> Recorded data:
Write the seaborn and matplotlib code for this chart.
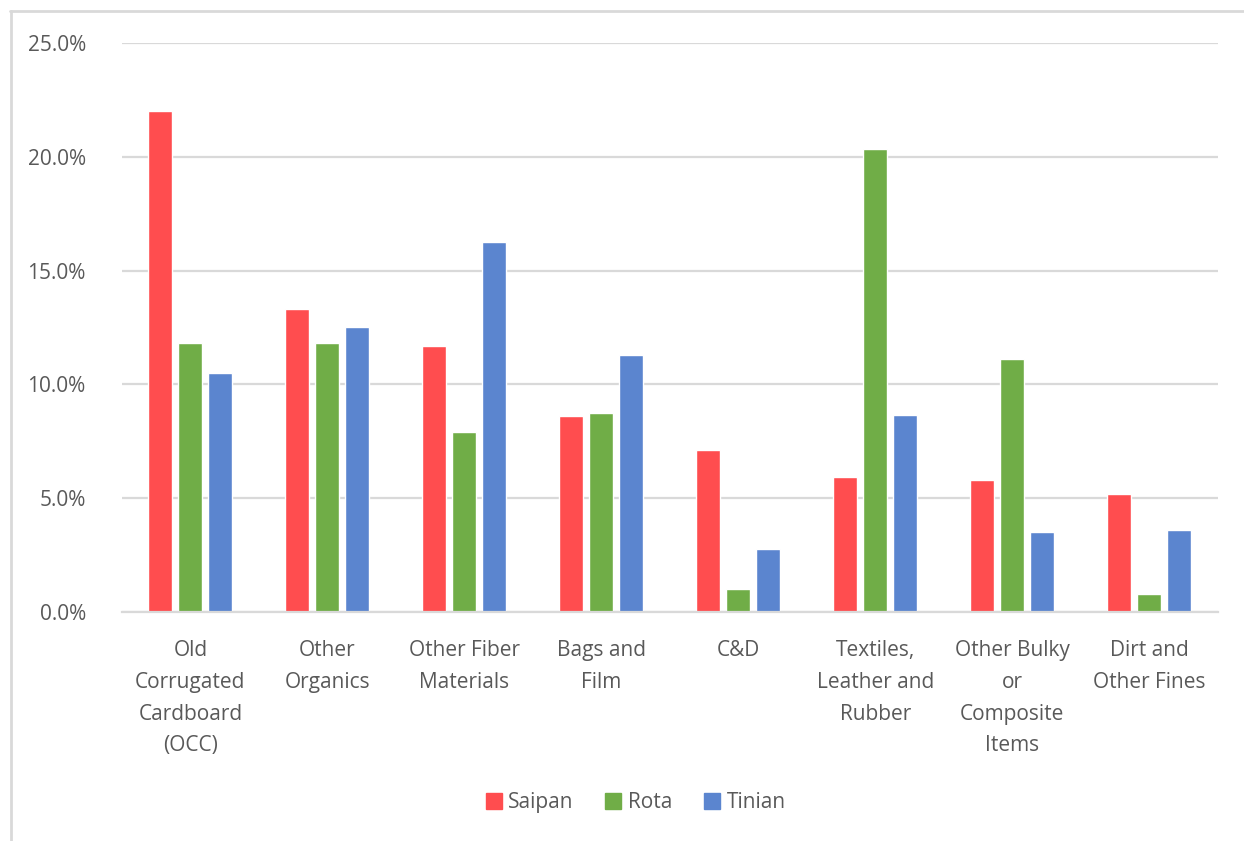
import matplotlib
matplotlib.use("Agg")
import matplotlib.pyplot as plt
from matplotlib.lines import Line2D
from matplotlib.ticker import FuncFormatter, MultipleLocator
import pandas as pd
import seaborn as sns

categories = [
    "Old\nCorrugated\nCardboard\n(OCC)",
    "Other\nOrganics",
    "Other Fiber\nMaterials",
    "Bags and\nFilm",
    "C&D",
    "Textiles,\nLeather and\nRubber",
    "Other Bulky\nor\nComposite\nItems",
    "Dirt and\nOther Fines",
]
islands = ["Saipan", "Rota", "Tinian"]
saipan = [22.0, 13.3, 11.7, 8.6, 7.1, 5.95, 5.8, 5.2]
rota = [11.8, 11.8, 7.9, 8.75, 1.0, 20.35, 11.1, 0.8]
tinian = [10.5, 12.5, 16.25, 11.3, 2.75, 8.65, 3.5, 3.6]
colors = ["#FF4D4F", "#70AD47", "#5B85CF"]

df = pd.DataFrame({
    "category": categories * 3,
    "island": [islands[0]] * 8 + [islands[1]] * 8 + [islands[2]] * 8,
    "share": saipan + rota + tinian,
})

sns.set_theme(style="white")
plt.rcParams["font.family"] = ["Open Sans", "DejaVu Sans"]
text_color = "#595959"
grid_color = "#D9D9D9"

fig = plt.figure(figsize=(12.44, 8.41), dpi=100)
ax = fig.add_axes([0.098, 0.2723, 0.881, 0.6766])

sns.barplot(data=df, x="category", y="share", hue="island",
            hue_order=islands, order=categories, palette=colors,
            width=0.657, gap=0.2, saturation=1, ax=ax, legend=False)

ax.set_xlim(-0.5, 7.5)
ax.set_ylim(0, 25)
ax.yaxis.set_major_locator(MultipleLocator(5))
ax.yaxis.set_major_formatter(FuncFormatter(lambda v, p: f"{v:.1f}%"))
ax.grid(axis="y", color=grid_color, linewidth=1.6)
ax.set_axisbelow(True)
for s in ["top", "right", "left"]:
    ax.spines[s].set_visible(False)
ax.spines["bottom"].set_color(grid_color)
ax.spines["bottom"].set_linewidth(1.6)
ax.set_xlabel("")
ax.set_ylabel("")
ax.tick_params(axis="both", length=0, labelcolor=text_color, labelsize=15)
ax.tick_params(axis="y", pad=26)
ax.tick_params(axis="x", pad=20)
for lab in ax.get_xticklabels():
    lab.set_linespacing(1.68)

handles = [Line2D([0], [0], marker="s", linestyle="", markersize=11,
                  markerfacecolor=c, markeredgecolor=c) for c in colors]
fig.legend(handles, islands, loc="center", bbox_to_anchor=(0.51, 0.046),
           ncol=3, frameon=False, fontsize=15, labelcolor=text_color,
           handletextpad=0.2, columnspacing=1.4, handlelength=1.0)

# light frame around the chart area
frame_kw = dict(color=grid_color, linewidth=2.0, transform=fig.transFigure)
fig.add_artist(Line2D([10 / 1244, 1.0], [1 - 11 / 841, 1 - 11 / 841], **frame_kw))
fig.add_artist(Line2D([11 / 1244, 11 / 1244], [0, 1 - 11 / 841], **frame_kw))

fig.savefig("out.png", dpi=100, facecolor="white")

> Goal of the exercise: Write the listing above out again exactly, dropping each image.

> Task response:
Write the seaborn and matplotlib code for this chart.
import matplotlib
matplotlib.use("Agg")
import matplotlib.pyplot as plt
from matplotlib.lines import Line2D
from matplotlib.ticker import FuncFormatter, MultipleLocator
import pandas as pd
import seaborn as sns

categories = [
    "Old\nCorrugated\nCardboard\n(OCC)",
    "Other\nOrganics",
    "Other Fiber\nMaterials",
    "Bags and\nFilm",
    "C&D",
    "Textiles,\nLeather and\nRubber",
    "Other Bulky\nor\nComposite\nItems",
    "Dirt and\nOther Fines",
]
islands = ["Saipan", "Rota", "Tinian"]
saipan = [22.0, 13.3, 11.7, 8.6, 7.1, 5.95, 5.8, 5.2]
rota = [11.8, 11.8, 7.9, 8.75, 1.0, 20.35, 11.1, 0.8]
tinian = [10.5, 12.5, 16.25, 11.3, 2.75, 8.65, 3.5, 3.6]
colors = ["#FF4D4F", "#70AD47", "#5B85CF"]

df = pd.DataFrame({
    "category": categories * 3,
    "island": [islands[0]] * 8 + [islands[1]] * 8 + [islands[2]] * 8,
    "share": saipan + rota + tinian,
})

sns.set_theme(style="white")
plt.rcParams["font.family"] = ["Open Sans", "DejaVu Sans"]
text_color = "#595959"
grid_color = "#D9D9D9"

fig = plt.figure(figsize=(12.44, 8.41), dpi=100)
ax = fig.add_axes([0.098, 0.2723, 0.881, 0.6766])

sns.barplot(data=df, x="category", y="share", hue="island",
            hue_order=islands, order=categories, palette=colors,
            width=0.657, gap=0.2, saturation=1, ax=ax, legend=False)

ax.set_xlim(-0.5, 7.5)
ax.set_ylim(0, 25)
ax.yaxis.set_major_locator(MultipleLocator(5))
ax.yaxis.set_major_formatter(FuncFormatter(lambda v, p: f"{v:.1f}%"))
ax.grid(axis="y", color=grid_color, linewidth=1.6)
ax.set_axisbelow(True)
for s in ["top", "right", "left"]:
    ax.spines[s].set_visible(False)
ax.spines["bottom"].set_color(grid_color)
ax.spines["bottom"].set_linewidth(1.6)
ax.set_xlabel("")
ax.set_ylabel("")
ax.tick_params(axis="both", length=0, labelcolor=text_color, labelsize=15)
ax.tick_params(axis="y", pad=26)
ax.tick_params(axis="x", pad=20)
for lab in ax.get_xticklabels():
    lab.set_linespacing(1.68)

handles = [Line2D([0], [0], marker="s", linestyle="", markersize=11,
                  markerfacecolor=c, markeredgecolor=c) for c in colors]
fig.legend(handles, islands, loc="center", bbox_to_anchor=(0.51, 0.046),
           ncol=3, frameon=False, fontsize=15, labelcolor=text_color,
           handletextpad=0.2, columnspacing=1.4, handlelength=1.0)

# light frame around the chart area
frame_kw = dict(color=grid_color, linewidth=2.0, transform=fig.transFigure)
fig.add_artist(Line2D([10 / 1244, 1.0], [1 - 11 / 841, 1 - 11 / 841], **frame_kw))
fig.add_artist(Line2D([11 / 1244, 11 / 1244], [0, 1 - 11 / 841], **frame_kw))

fig.savefig("out.png", dpi=100, facecolor="white")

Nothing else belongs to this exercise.